§ Data shown:
══════════════════════════════
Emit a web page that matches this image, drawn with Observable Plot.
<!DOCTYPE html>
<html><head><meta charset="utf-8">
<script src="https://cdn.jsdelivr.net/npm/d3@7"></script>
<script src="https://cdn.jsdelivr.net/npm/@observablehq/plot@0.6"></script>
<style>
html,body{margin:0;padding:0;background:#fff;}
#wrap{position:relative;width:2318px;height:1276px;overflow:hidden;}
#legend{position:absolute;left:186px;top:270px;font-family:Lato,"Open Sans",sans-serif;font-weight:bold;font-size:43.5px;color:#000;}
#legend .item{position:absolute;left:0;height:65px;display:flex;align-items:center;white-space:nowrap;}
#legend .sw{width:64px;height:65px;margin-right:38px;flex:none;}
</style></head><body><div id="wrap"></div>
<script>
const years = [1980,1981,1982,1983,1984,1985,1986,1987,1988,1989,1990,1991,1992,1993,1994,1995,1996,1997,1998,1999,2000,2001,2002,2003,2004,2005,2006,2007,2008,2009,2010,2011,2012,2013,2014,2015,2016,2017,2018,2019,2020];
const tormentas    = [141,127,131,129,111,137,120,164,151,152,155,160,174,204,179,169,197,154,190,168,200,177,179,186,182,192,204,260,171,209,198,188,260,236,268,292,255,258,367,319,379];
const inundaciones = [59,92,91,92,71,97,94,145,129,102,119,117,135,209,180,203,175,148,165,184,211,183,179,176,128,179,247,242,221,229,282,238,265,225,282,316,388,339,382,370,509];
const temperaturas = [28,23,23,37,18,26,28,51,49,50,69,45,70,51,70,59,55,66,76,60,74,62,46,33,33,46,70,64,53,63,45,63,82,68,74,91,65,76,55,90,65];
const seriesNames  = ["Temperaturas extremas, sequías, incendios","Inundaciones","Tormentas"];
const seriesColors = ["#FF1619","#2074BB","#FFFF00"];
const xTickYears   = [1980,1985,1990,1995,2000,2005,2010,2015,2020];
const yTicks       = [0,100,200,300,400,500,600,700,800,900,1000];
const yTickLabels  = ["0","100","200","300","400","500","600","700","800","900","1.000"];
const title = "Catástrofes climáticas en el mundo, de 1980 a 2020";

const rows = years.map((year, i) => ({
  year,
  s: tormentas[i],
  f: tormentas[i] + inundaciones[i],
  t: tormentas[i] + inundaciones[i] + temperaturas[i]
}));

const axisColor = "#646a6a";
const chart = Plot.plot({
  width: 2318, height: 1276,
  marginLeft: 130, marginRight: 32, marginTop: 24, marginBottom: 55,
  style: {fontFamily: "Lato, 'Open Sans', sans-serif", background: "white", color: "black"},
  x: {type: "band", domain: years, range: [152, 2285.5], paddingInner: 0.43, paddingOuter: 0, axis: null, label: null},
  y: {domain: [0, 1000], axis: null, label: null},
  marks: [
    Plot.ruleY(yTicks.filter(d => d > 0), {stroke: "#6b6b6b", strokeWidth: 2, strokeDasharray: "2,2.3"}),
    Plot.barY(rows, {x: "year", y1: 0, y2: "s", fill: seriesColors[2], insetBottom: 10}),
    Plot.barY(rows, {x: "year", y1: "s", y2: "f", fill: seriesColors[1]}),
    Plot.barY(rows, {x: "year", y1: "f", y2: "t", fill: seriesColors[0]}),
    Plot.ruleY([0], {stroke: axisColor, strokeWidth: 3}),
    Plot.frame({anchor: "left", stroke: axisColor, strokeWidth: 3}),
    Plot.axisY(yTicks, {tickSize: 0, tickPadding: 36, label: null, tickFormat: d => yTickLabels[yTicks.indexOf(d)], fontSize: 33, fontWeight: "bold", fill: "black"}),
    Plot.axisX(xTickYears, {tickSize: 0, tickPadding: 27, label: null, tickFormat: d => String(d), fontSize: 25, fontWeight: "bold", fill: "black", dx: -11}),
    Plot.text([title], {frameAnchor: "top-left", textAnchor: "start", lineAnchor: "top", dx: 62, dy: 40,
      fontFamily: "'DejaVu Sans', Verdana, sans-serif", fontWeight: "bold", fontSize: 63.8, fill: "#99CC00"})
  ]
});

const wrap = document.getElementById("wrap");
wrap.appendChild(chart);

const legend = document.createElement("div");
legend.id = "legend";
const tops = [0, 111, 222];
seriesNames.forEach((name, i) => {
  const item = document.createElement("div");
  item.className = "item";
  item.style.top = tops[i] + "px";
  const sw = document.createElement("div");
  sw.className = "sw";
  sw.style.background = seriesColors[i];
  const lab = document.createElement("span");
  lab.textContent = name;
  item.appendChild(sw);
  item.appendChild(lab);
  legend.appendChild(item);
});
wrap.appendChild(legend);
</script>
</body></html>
══════════════════════════════
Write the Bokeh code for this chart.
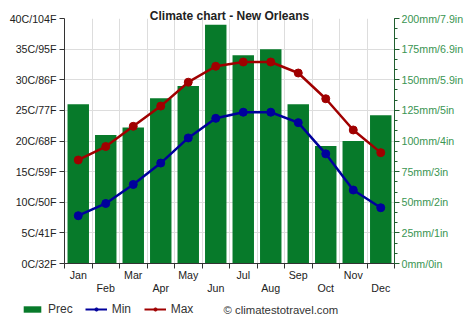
══════════════════════════════
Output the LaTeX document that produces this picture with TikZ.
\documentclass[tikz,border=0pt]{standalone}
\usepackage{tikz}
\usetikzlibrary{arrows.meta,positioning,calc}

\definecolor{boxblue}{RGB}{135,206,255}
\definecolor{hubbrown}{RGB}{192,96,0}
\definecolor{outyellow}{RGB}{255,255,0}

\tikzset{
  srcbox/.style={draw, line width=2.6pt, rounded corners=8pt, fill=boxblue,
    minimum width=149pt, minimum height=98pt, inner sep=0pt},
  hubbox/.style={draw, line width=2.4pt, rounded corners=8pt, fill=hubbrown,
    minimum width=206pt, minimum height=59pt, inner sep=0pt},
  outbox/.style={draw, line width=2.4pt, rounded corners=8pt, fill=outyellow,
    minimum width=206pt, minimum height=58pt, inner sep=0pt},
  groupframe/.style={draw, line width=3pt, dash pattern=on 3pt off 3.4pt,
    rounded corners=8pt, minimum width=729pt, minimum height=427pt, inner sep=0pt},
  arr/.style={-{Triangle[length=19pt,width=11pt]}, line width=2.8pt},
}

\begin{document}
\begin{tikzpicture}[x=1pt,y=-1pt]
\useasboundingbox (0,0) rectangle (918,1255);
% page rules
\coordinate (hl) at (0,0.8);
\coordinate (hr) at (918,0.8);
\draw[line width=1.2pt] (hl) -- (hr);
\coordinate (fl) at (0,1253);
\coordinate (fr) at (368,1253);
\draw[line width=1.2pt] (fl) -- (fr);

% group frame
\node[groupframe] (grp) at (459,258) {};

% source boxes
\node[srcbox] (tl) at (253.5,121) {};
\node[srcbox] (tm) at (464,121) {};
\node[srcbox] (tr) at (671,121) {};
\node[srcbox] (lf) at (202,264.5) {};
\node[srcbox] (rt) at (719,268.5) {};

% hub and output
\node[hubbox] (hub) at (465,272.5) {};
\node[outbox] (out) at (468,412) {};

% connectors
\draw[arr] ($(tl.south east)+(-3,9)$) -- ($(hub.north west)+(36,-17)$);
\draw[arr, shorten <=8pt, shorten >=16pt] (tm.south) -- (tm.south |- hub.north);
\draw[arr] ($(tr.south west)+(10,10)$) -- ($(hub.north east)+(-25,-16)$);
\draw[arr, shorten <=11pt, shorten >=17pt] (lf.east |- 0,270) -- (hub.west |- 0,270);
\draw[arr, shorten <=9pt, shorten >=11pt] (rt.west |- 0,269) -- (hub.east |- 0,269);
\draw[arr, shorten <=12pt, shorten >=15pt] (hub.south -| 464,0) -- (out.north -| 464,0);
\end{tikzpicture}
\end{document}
══════════════════════════════
What do the lines above say from the one containing "Output the LaTeX" down to the one containing "(rt) at (719,268.5)"? Return them exactly, both end lines included, and only them.

Output the LaTeX document that produces this picture with TikZ.
\documentclass[tikz,border=0pt]{standalone}
\usepackage{tikz}
\usetikzlibrary{arrows.meta,positioning,calc}

\definecolor{boxblue}{RGB}{135,206,255}
\definecolor{hubbrown}{RGB}{192,96,0}
\definecolor{outyellow}{RGB}{255,255,0}

\tikzset{
  srcbox/.style={draw, line width=2.6pt, rounded corners=8pt, fill=boxblue,
    minimum width=149pt, minimum height=98pt, inner sep=0pt},
  hubbox/.style={draw, line width=2.4pt, rounded corners=8pt, fill=hubbrown,
    minimum width=206pt, minimum height=59pt, inner sep=0pt},
  outbox/.style={draw, line width=2.4pt, rounded corners=8pt, fill=outyellow,
    minimum width=206pt, minimum height=58pt, inner sep=0pt},
  groupframe/.style={draw, line width=3pt, dash pattern=on 3pt off 3.4pt,
    rounded corners=8pt, minimum width=729pt, minimum height=427pt, inner sep=0pt},
  arr/.style={-{Triangle[length=19pt,width=11pt]}, line width=2.8pt},
}

\begin{document}
\begin{tikzpicture}[x=1pt,y=-1pt]
\useasboundingbox (0,0) rectangle (918,1255);
% page rules
\coordinate (hl) at (0,0.8);
\coordinate (hr) at (918,0.8);
\draw[line width=1.2pt] (hl) -- (hr);
\coordinate (fl) at (0,1253);
\coordinate (fr) at (368,1253);
\draw[line width=1.2pt] (fl) -- (fr);

% group frame
\node[groupframe] (grp) at (459,258) {};

% source boxes
\node[srcbox] (tl) at (253.5,121) {};
\node[srcbox] (tm) at (464,121) {};
\node[srcbox] (tr) at (671,121) {};
\node[srcbox] (lf) at (202,264.5) {};
\node[srcbox] (rt) at (719,268.5) {};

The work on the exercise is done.